Now, I’m in before the lock.
I’d have half the gear and a couple more ferraris and Lambos. Then again I’ve always wanted a Koenigsegg, Regera anyone?
Wait wait - I wasn't begrudging him. He can do what he likes with his money. I was just speculating that to have a collection of guitars that rivals Norm's Rare Guitars, you'd need a lot of cash sitting around. And he's not the mega-celebrity broadly speaking that I'd assume is rolling in millions, at least not if playing music is his primary means of support.
Post #3 + popcorn = everything you need to know.
I don't judge Joe B. I've seen enough including his interviews and his background to know that he deserves my respect, gratitude, and latitude.
Re: the collection, not much different than collecting a vault full of rare coins you can never spend, or a room full of expensive jewelry you can never wear out of the house, or a warehouse full of cars you will never drive, etc.etc.etc.....
Yeah. I’m just not a fan.
I know what you mean, but I can hear plenty of soul (or whatever you want to call it) in this
As has been stated several times, Bonamassa has been horse-trading guitars since he was a boy. His father owned a music store.
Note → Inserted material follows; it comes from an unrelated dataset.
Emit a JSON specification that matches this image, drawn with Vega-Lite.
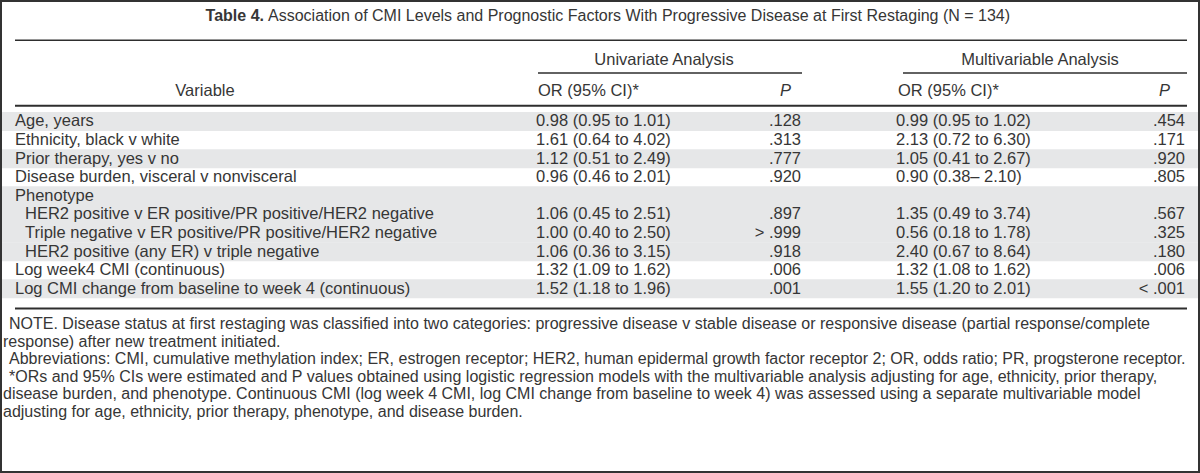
{
  "$schema": "https://vega.github.io/schema/vega-lite/v6.json",
  "width": 1200,
  "height": 473,
  "autosize": "none",
  "padding": 0,
  "background": "white",
  "config": {
    "view": {"stroke": "#333333", "strokeWidth": 4},
    "axis": {"disable": true},
    "text": {"font": "Liberation Sans", "fontSize": 16.5, "fontWeight": "normal", "color": "#363636", "baseline": "middle"},
    "rule": {"color": "#2e2e2e"}
  },
  "datasets": {
    "table": [
      {"row": 1, "group": 1, "level": 0, "variable": "Age, years", "uni_or": "0.98 (0.95 to 1.01)", "uni_p": ".128", "multi_or": "0.99 (0.95 to 1.02)", "multi_p": ".454"},
      {"row": 2, "group": 2, "level": 0, "variable": "Ethnicity, black v white", "uni_or": "1.61 (0.64 to 4.02)", "uni_p": ".313", "multi_or": "2.13 (0.72 to 6.30)", "multi_p": ".171"},
      {"row": 3, "group": 3, "level": 0, "variable": "Prior therapy, yes v no", "uni_or": "1.12 (0.51 to 2.49)", "uni_p": ".777", "multi_or": "1.05 (0.41 to 2.67)", "multi_p": ".920"},
      {"row": 4, "group": 4, "level": 0, "variable": "Disease burden, visceral v nonvisceral", "uni_or": "0.96 (0.46 to 2.01)", "uni_p": ".920", "multi_or": "0.90 (0.38\u2013 2.10)", "multi_p": ".805"},
      {"row": 5, "group": 5, "level": 0, "variable": "Phenotype", "uni_or": "", "uni_p": "", "multi_or": "", "multi_p": ""},
      {"row": 6, "group": 5, "level": 1, "variable": "HER2 positive v ER positive/PR positive/HER2 negative", "uni_or": "1.06 (0.45 to 2.51)", "uni_p": ".897", "multi_or": "1.35 (0.49 to 3.74)", "multi_p": ".567"},
      {"row": 7, "group": 5, "level": 1, "variable": "Triple negative v ER positive/PR positive/HER2 negative", "uni_or": "1.00 (0.40 to 2.50)", "uni_p": "> .999", "multi_or": "0.56 (0.18 to 1.78)", "multi_p": ".325"},
      {"row": 8, "group": 5, "level": 1, "variable": "HER2 positive (any ER) v triple negative", "uni_or": "1.06 (0.36 to 3.15)", "uni_p": ".918", "multi_or": "2.40 (0.67 to 8.64)", "multi_p": ".180"},
      {"row": 9, "group": 6, "level": 0, "variable": "Log week4 CMI (continuous)", "uni_or": "1.32 (1.09 to 1.62)", "uni_p": ".006", "multi_or": "1.32 (1.08 to 1.62)", "multi_p": ".006"},
      {"row": 10, "group": 7, "level": 0, "variable": "Log CMI change from baseline to week 4 (continuous)", "uni_or": "1.52 (1.18 to 1.96)", "uni_p": ".001", "multi_or": "1.55 (1.20 to 2.01)", "multi_p": "< .001"}
    ],
    "notes": [
      {"line": 1, "first": true, "text": "NOTE. Disease status at first restaging was classified into two categories: progressive disease v stable disease or responsive disease (partial response/complete"},
      {"line": 2, "first": false, "text": "response) after new treatment initiated."},
      {"line": 3, "first": true, "text": "Abbreviations: CMI, cumulative methylation index; ER, estrogen receptor; HER2, human epidermal growth factor receptor 2; OR, odds ratio; PR, progsterone receptor."},
      {"line": 4, "first": true, "text": "*ORs and 95% CIs were estimated and P values obtained using logistic regression models with the multivariable analysis adjusting for age, ethnicity, prior therapy,"},
      {"line": 5, "first": false, "text": "disease burden, and phenotype. Continuous CMI (log week 4 CMI, log CMI change from baseline to week 4) was assessed using a separate multivariable model"},
      {"line": 6, "first": false, "text": "adjusting for age, ethnicity, prior therapy, phenotype, and disease burden."}
    ],
    "one": [{}]
  },
  "resolve": {"scale": {"y": "independent"}},
  "layer": [
    {
      "data": {"name": "table"},
      "layer": [
        {
          "transform": [{"filter": "datum.group % 2 == 1"}],
          "mark": {"type": "bar", "orient": "horizontal", "size": 19, "color": "#e6e7e8"},
          "encoding": {
            "x": {"datum": 2, "type": "quantitative", "scale": {"domain": [0, 1200], "nice": false, "zero": false}},
            "x2": {"datum": 1198},
            "y": {"field": "row", "type": "quantitative", "scale": {"domain": [-5.263, 19.632], "reverse": true, "nice": false, "zero": false}}
          }
        },
        {
          "data": {"name": "one"},
          "mark": {"type": "rule", "strokeWidth": 1.5},
          "encoding": {
            "x": {"datum": 15, "type": "quantitative", "scale": {"domain": [0, 1200], "nice": false, "zero": false}},
            "x2": {"datum": 1187},
            "y": {"datum": -3.37, "type": "quantitative", "scale": {"domain": [-5.263, 19.632], "reverse": true, "nice": false, "zero": false}}
          }
        },
        {
          "data": {"name": "one"},
          "mark": {"type": "rule", "strokeWidth": 1.5},
          "encoding": {
            "x": {"datum": 538, "type": "quantitative", "scale": {"domain": [0, 1200], "nice": false, "zero": false}},
            "x2": {"datum": 802},
            "y": {"datum": -1.6, "type": "quantitative", "scale": {"domain": [-5.263, 19.632], "reverse": true, "nice": false, "zero": false}}
          }
        },
        {
          "data": {"name": "one"},
          "mark": {"type": "rule", "strokeWidth": 1.5},
          "encoding": {
            "x": {"datum": 903, "type": "quantitative", "scale": {"domain": [0, 1200], "nice": false, "zero": false}},
            "x2": {"datum": 1187},
            "y": {"datum": -1.6, "type": "quantitative", "scale": {"domain": [-5.263, 19.632], "reverse": true, "nice": false, "zero": false}}
          }
        },
        {
          "data": {"name": "one"},
          "mark": {"type": "rule", "strokeWidth": 2},
          "encoding": {
            "x": {"datum": 15, "type": "quantitative", "scale": {"domain": [0, 1200], "nice": false, "zero": false}},
            "x2": {"datum": 1187},
            "y": {"datum": 0.158, "type": "quantitative", "scale": {"domain": [-5.263, 19.632], "reverse": true, "nice": false, "zero": false}}
          }
        },
        {
          "data": {"name": "one"},
          "mark": {"type": "rule", "strokeWidth": 2},
          "encoding": {
            "x": {"datum": 15, "type": "quantitative", "scale": {"domain": [0, 1200], "nice": false, "zero": false}},
            "x2": {"datum": 1187},
            "y": {"datum": 11.05, "type": "quantitative", "scale": {"domain": [-5.263, 19.632], "reverse": true, "nice": false, "zero": false}}
          }
        },
        {
          "data": {"name": "one"},
          "mark": {"type": "text", "align": "right", "fontWeight": "bold", "fontSize": 16, "text": "Table 4."},
          "encoding": {
            "x": {"datum": 264, "type": "quantitative", "scale": {"domain": [0, 1200], "nice": false, "zero": false}},
            "y": {"datum": -4.69, "type": "quantitative", "scale": {"domain": [-5.263, 19.632], "reverse": true, "nice": false, "zero": false}}
          }
        },
        {
          "data": {"name": "one"},
          "mark": {"type": "text", "align": "left", "fontSize": 16, "text": "Association of CMI Levels and Prognostic Factors With Progressive Disease at First Restaging (N = 134)"},
          "encoding": {
            "x": {"datum": 268, "type": "quantitative", "scale": {"domain": [0, 1200], "nice": false, "zero": false}},
            "y": {"datum": -4.69, "type": "quantitative", "scale": {"domain": [-5.263, 19.632], "reverse": true, "nice": false, "zero": false}}
          }
        },
        {
          "data": {"name": "one"},
          "mark": {"type": "text", "align": "center", "text": "Univariate Analysis"},
          "encoding": {
            "x": {"datum": 664, "type": "quantitative", "scale": {"domain": [0, 1200], "nice": false, "zero": false}},
            "y": {"datum": -2.3, "type": "quantitative", "scale": {"domain": [-5.263, 19.632], "reverse": true, "nice": false, "zero": false}}
          }
        },
        {
          "data": {"name": "one"},
          "mark": {"type": "text", "align": "center", "text": "Multivariable Analysis"},
          "encoding": {
            "x": {"datum": 1040, "type": "quantitative", "scale": {"domain": [0, 1200], "nice": false, "zero": false}},
            "y": {"datum": -2.3, "type": "quantitative", "scale": {"domain": [-5.263, 19.632], "reverse": true, "nice": false, "zero": false}}
          }
        },
        {
          "data": {"name": "one"},
          "mark": {"type": "text", "align": "center", "text": "Variable"},
          "encoding": {
            "x": {"datum": 205, "type": "quantitative", "scale": {"domain": [0, 1200], "nice": false, "zero": false}},
            "y": {"datum": -0.63, "type": "quantitative", "scale": {"domain": [-5.263, 19.632], "reverse": true, "nice": false, "zero": false}}
          }
        },
        {
          "data": {"name": "one"},
          "mark": {"type": "text", "align": "left", "text": "OR (95% CI)*"},
          "encoding": {
            "x": {"datum": 538, "type": "quantitative", "scale": {"domain": [0, 1200], "nice": false, "zero": false}},
            "y": {"datum": -0.63, "type": "quantitative", "scale": {"domain": [-5.263, 19.632], "reverse": true, "nice": false, "zero": false}}
          }
        },
        {
          "data": {"name": "one"},
          "mark": {"type": "text", "align": "right", "fontStyle": "italic", "text": "P"},
          "encoding": {
            "x": {"datum": 791, "type": "quantitative", "scale": {"domain": [0, 1200], "nice": false, "zero": false}},
            "y": {"datum": -0.63, "type": "quantitative", "scale": {"domain": [-5.263, 19.632], "reverse": true, "nice": false, "zero": false}}
          }
        },
        {
          "data": {"name": "one"},
          "mark": {"type": "text", "align": "left", "text": "OR (95% CI)*"},
          "encoding": {
            "x": {"datum": 898, "type": "quantitative", "scale": {"domain": [0, 1200], "nice": false, "zero": false}},
            "y": {"datum": -0.63, "type": "quantitative", "scale": {"domain": [-5.263, 19.632], "reverse": true, "nice": false, "zero": false}}
          }
        },
        {
          "data": {"name": "one"},
          "mark": {"type": "text", "align": "right", "fontStyle": "italic", "text": "P"},
          "encoding": {
            "x": {"datum": 1170, "type": "quantitative", "scale": {"domain": [0, 1200], "nice": false, "zero": false}},
            "y": {"datum": -0.63, "type": "quantitative", "scale": {"domain": [-5.263, 19.632], "reverse": true, "nice": false, "zero": false}}
          }
        },
        {
          "transform": [{"filter": "datum.level == 0"}],
          "mark": {"type": "text", "align": "left"},
          "encoding": {
            "x": {"datum": 15, "type": "quantitative", "scale": {"domain": [0, 1200], "nice": false, "zero": false}},
            "y": {"field": "row", "type": "quantitative", "scale": {"domain": [-5.263, 19.632], "reverse": true, "nice": false, "zero": false}},
            "text": {"field": "variable"}
          }
        },
        {
          "transform": [{"filter": "datum.level == 1"}],
          "mark": {"type": "text", "align": "left"},
          "encoding": {
            "x": {"datum": 25, "type": "quantitative", "scale": {"domain": [0, 1200], "nice": false, "zero": false}},
            "y": {"field": "row", "type": "quantitative", "scale": {"domain": [-5.263, 19.632], "reverse": true, "nice": false, "zero": false}},
            "text": {"field": "variable"}
          }
        },
        {
          "mark": {"type": "text", "align": "left"},
          "encoding": {
            "x": {"datum": 536, "type": "quantitative", "scale": {"domain": [0, 1200], "nice": false, "zero": false}},
            "y": {"field": "row", "type": "quantitative", "scale": {"domain": [-5.263, 19.632], "reverse": true, "nice": false, "zero": false}},
            "text": {"field": "uni_or"}
          }
        },
        {
          "mark": {"type": "text", "align": "right"},
          "encoding": {
            "x": {"datum": 801, "type": "quantitative", "scale": {"domain": [0, 1200], "nice": false, "zero": false}},
            "y": {"field": "row", "type": "quantitative", "scale": {"domain": [-5.263, 19.632], "reverse": true, "nice": false, "zero": false}},
            "text": {"field": "uni_p"}
          }
        },
        {
          "mark": {"type": "text", "align": "left"},
          "encoding": {
            "x": {"datum": 896, "type": "quantitative", "scale": {"domain": [0, 1200], "nice": false, "zero": false}},
            "y": {"field": "row", "type": "quantitative", "scale": {"domain": [-5.263, 19.632], "reverse": true, "nice": false, "zero": false}},
            "text": {"field": "multi_or"}
          }
        },
        {
          "mark": {"type": "text", "align": "right"},
          "encoding": {
            "x": {"datum": 1185, "type": "quantitative", "scale": {"domain": [0, 1200], "nice": false, "zero": false}},
            "y": {"field": "row", "type": "quantitative", "scale": {"domain": [-5.263, 19.632], "reverse": true, "nice": false, "zero": false}},
            "text": {"field": "multi_p"}
          }
        }
      ]
    },
    {
      "data": {"name": "notes"},
      "layer": [
        {
          "transform": [{"filter": "datum.first"}],
          "mark": {"type": "text", "align": "left", "fontSize": 16},
          "encoding": {
            "x": {"datum": 9, "type": "quantitative", "scale": {"domain": [0, 1200], "nice": false, "zero": false}},
            "y": {"field": "line", "type": "quantitative", "scale": {"domain": [-17.409, 9.466], "reverse": true, "nice": false, "zero": false}},
            "text": {"field": "text"}
          }
        },
        {
          "transform": [{"filter": "!datum.first"}],
          "mark": {"type": "text", "align": "left", "fontSize": 16},
          "encoding": {
            "x": {"datum": 3, "type": "quantitative", "scale": {"domain": [0, 1200], "nice": false, "zero": false}},
            "y": {"field": "line", "type": "quantitative", "scale": {"domain": [-17.409, 9.466], "reverse": true, "nice": false, "zero": false}},
            "text": {"field": "text"}
          }
        }
      ]
    }
  ]
}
You may be right about that age thing then, sorry, I have been so underwhelmed by Bonamassa's playing that I have never wanted to go to a show. But I guess there are enough then of the second category I mentioned, the ones who for lack of anyone else in town this week will still think they are getting some 'real' blues. Rather like as the Beatles or the Eagles are no longer touring, the tribute bands will still draw a crowd.
Wow. I gave up on this thread after about page 2.
I admire his knowledge and passion for vintage guitars. I've learned a few things from his videos.
His dedication to preserving and promoting the legacy of the classic blues and blues-rock players on whose shoulders he stands, is admirable.
His playing impresses me to no end, but rarely moves me.
I skipped directly to the end, here, didn't read the stuff in between, and ... I still feel dirty.
Sometimes too many notes, ha ha ha!
Seriously though, what's to complain about. Joe plays a lot of the gear. I like that.